Sarr strike and Martínez own goal give Spurs edge against Manchester United

Final Score Tottenham 2 Vs 0 Manchester United Png

A warm sun over White Hart Lane, only a few wisps of white in the vast blue sky. Perhaps after all the clouds and confusion of the close-season, a glorious summer really is breaking for Tottenham. Or perhaps Manchester United are just unexpectedly terrible. They got away with it at Wolves; they did not get away with it here.

The only positive for Erik ten Hag is that United at least have three more points after two games than they did last season, but the performances have been just as ragged. They may feel there were a little unfortunate to lose here but they had been lucky on Monday, and for all that this was a patchy if exciting game of frequent errors and occasional glimmers of real quality, there was too little coherence in their play for them to claim with any conviction that they had been robbed.

The stage is exceptional; the team not at that level yet. Or in truth anywhere close to it. But the noise as a trumpeter led a pre-kick-off rendition of When the Spurs Go Marching In was undeniably rousing. There was also a baffling tifo in the South Stand as, in what Ange Postecoglou will hope is a metaphor, a series of disparate pieces slowly coalesced into a coherent whole, the message “Welcome to N17”. Which is surely not a phrase even the Haringey Tourist Board, if such a thing exists, has contemplated broadcasting before. Perhaps it was meant as a threat.

Not until the half hour did James Maddison really get the sort of run through space that Matheus Cunha had enjoyed over and over, initiating a move that culminated with Pape Sarr jabbing a shot into the chest of André Onana.

Having largely been in control to that point – albeit the end result of that was nothing more than a string of headers over the bar from players who may or may not have been offside – United suddenly looked vulnerable.

The sense of fragility continued into the second half as Spurs took the lead four minutes after the break, Sarr sprinting 40 yards to lash Dejan Kulusevski’s deflected cross into the roof of the net.

Postecoglou may have made Spurs livelier but he has not made them any more secure and, within minutes of Spurs taking the lead, Antony had sidefooted an effort against the post and Guglielmo Vicario made an athletic tip over to keep out a Casemiro header.

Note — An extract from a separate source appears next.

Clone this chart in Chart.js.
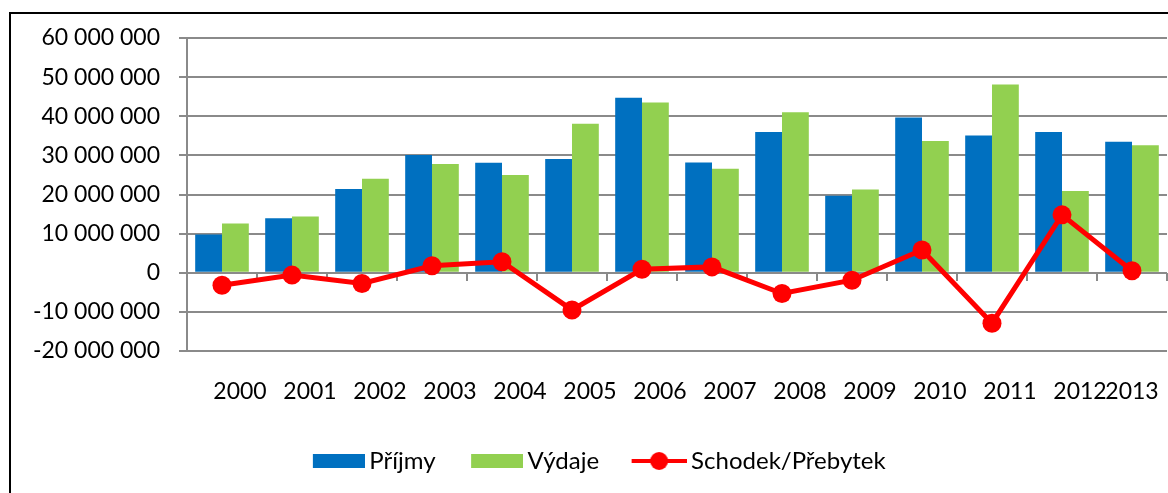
<!DOCTYPE html>
<html>
<head>
<meta charset="utf-8">
<script src="https://cdn.jsdelivr.net/npm/chart.js@4"></script>
<style>
html,body{margin:0;padding:0;background:#fff;}
#wrap{width:1168px;height:493px;position:relative;}
</style>
</head>
<body>
<div id="wrap"><canvas id="c" width="1168" height="493"></canvas></div>
<script>
const categories = ['2000','2001','2002','2003','2004','2005','2006','2007','2008','2009','2010','2011','2012','2013'];
const prijmy = [9800000, 13900000, 21400000, 30100000, 28100000, 29100000, 44700000, 28200000, 36000000, 19700000, 39700000, 35100000, 36000000, 33500000];
const vydaje = [12600000, 14400000, 24000000, 27800000, 25000000, 38100000, 43500000, 26600000, 41000000, 21300000, 33700000, 48100000, 20900000, 32600000];
const saldo = [-3200000, -600000, -2750000, 1800000, 2800000, -9500000, 900000, 1500000, -5300000, -1900000, 5800000, -12900000, 14800000, 500000];
const seriesNames = ['Příjmy', 'Výdaje', 'Schodek/Přebytek'];
const yMin = -20000000, yMax = 60000000, yStep = 10000000;

const BLUE = '#0070C0', GREEN = '#92D050', RED = '#FF0000', GRID = '#8a8a8a';

function fmt(v) {
  const s = Math.abs(v).toString().replace(/\B(?=(\d{3})+(?!\d))/g, ' ');
  return (v < 0 ? '-' : '') + s;
}

const IMG_W = 83;
function boxImg(color) {
  const c = document.createElement('canvas');
  c.width = IMG_W; c.height = 20;
  const g = c.getContext('2d');
  g.fillStyle = color;
  g.fillRect(IMG_W - 52, 3, 52, 14);
  return c;
}
function lineImg() {
  const c = document.createElement('canvas');
  c.width = IMG_W; c.height = 20;
  const g = c.getContext('2d');
  g.strokeStyle = RED; g.lineWidth = 4;
  g.beginPath(); g.moveTo(IMG_W - 55, 10); g.lineTo(IMG_W, 10); g.stroke();
  g.fillStyle = RED;
  g.beginPath(); g.arc(IMG_W - 27.5, 10, 9, 0, Math.PI * 2); g.fill();
  return c;
}
const legendImgs = [boxImg(BLUE), boxImg(GREEN), lineImg()];

const framePlugin = {
  id: 'frame',
  beforeDraw(chart) {
    const ctx = chart.ctx;
    ctx.save();
    ctx.fillStyle = '#fff';
    ctx.fillRect(0, 0, chart.width, chart.height);
    ctx.fillStyle = '#000';
    ctx.fillRect(9, 12, 2, chart.height);
    ctx.fillRect(9, 12, chart.width, 2);
    ctx.restore();
  }
};

Chart.defaults.font.family = 'Lato';
Chart.defaults.font.size = 23;
Chart.defaults.color = '#000';

new Chart(document.getElementById('c'), {
  type: 'bar',
  data: {
    labels: categories,
    datasets: [
      { type: 'line', label: seriesNames[2], data: saldo, borderColor: RED, backgroundColor: RED,
        borderWidth: 5, pointRadius: 9.5, pointHoverRadius: 9.5, pointBackgroundColor: RED,
        pointBorderWidth: 0, tension: 0, order: 0, xAxisID: 'x', yAxisID: 'y', clip: false },
      { label: seriesNames[0], data: prijmy, backgroundColor: BLUE, order: 1,
        categoryPercentage: 0.766, barPercentage: 1.0, xAxisID: 'x', yAxisID: 'y' },
      { label: seriesNames[1], data: vydaje, backgroundColor: GREEN, order: 1,
        categoryPercentage: 0.766, barPercentage: 1.0, xAxisID: 'x', yAxisID: 'y' }
    ]
  },
  options: {
    responsive: false,
    animation: false,
    events: [],
    layout: { autoPadding: false, padding: { top: 38, left: 8, right: 1, bottom: 10 } },
    plugins: {
      tooltip: { enabled: false },
      legend: {
        position: 'bottom',
        labels: {
          usePointStyle: true,
          pointStyleWidth: 68,
          padding: 12,
          font: { family: 'Lato', size: 24 },
          color: '#000',
          generateLabels: () => [0, 1, 2].map(i => ({
            text: seriesNames[i],
            pointStyle: legendImgs[i],
            fillStyle: 'transparent',
            strokeStyle: 'transparent',
            lineWidth: 0,
            hidden: false,
            datasetIndex: i === 2 ? 0 : i + 1
          }))
        }
      }
    },
    scales: {
      x: {
        type: 'category',
        position: 'bottom',
        offset: true,
        grid: { display: false, drawTicks: true, tickLength: 27, offset: true },
        border: { display: false },
        ticks: {
          autoSkip: false, maxRotation: 0, minRotation: 0, padding: 0, labelOffset: 18,
          callback: (v, i) => i === categories.length - 1 ? '' : categories[i]
        },
        afterFit: s => { s.height = 86; }
      },
      xLast: {
        type: 'category',
        position: { y: yMin },
        offset: true,
        grid: { display: false, drawTicks: true, tickLength: 27, offset: true },
        border: { display: false },
        ticks: {
          autoSkip: false, maxRotation: 0, minRotation: 0, padding: 0, labelOffset: 0,
          callback: (v, i) => i === categories.length - 1 ? categories[i] : ''
        }
      },
      xTicks: {
        type: 'category',
        position: { y: 0 },
        offset: true,
        grid: { display: true, drawOnChartArea: false, drawTicks: true, tickLength: 8, offset: true, color: GRID, lineWidth: 2 },
        border: { display: false },
        ticks: { display: false }
      },
      y: {
        type: 'linear',
        position: 'left',
        min: yMin, max: yMax,
        grid: { color: GRID, lineWidth: 2, tickLength: 8 },
        border: { color: GRID, width: 2 },
        ticks: { stepSize: yStep, padding: 19, callback: v => fmt(v) },
        afterFit: s => { s.width = 179; }
      }
    }
  },
  plugins: [framePlugin]
});
</script>
</body>
</html>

But that was not the start of a United surge. Postecoglou brought on Ben Davies and Ivan Perisic to shut down the left-hand side and Tottenham had the game closed down before Davies’s scuffed volley trundled in off Lisandro Martínez to seal the win. There were too many glitches for this to be considered anything other than a first tentative step on a very long journey, but at least Spurs seem to know which way they are going. At some point over the summer, United seem to have misplaced their map.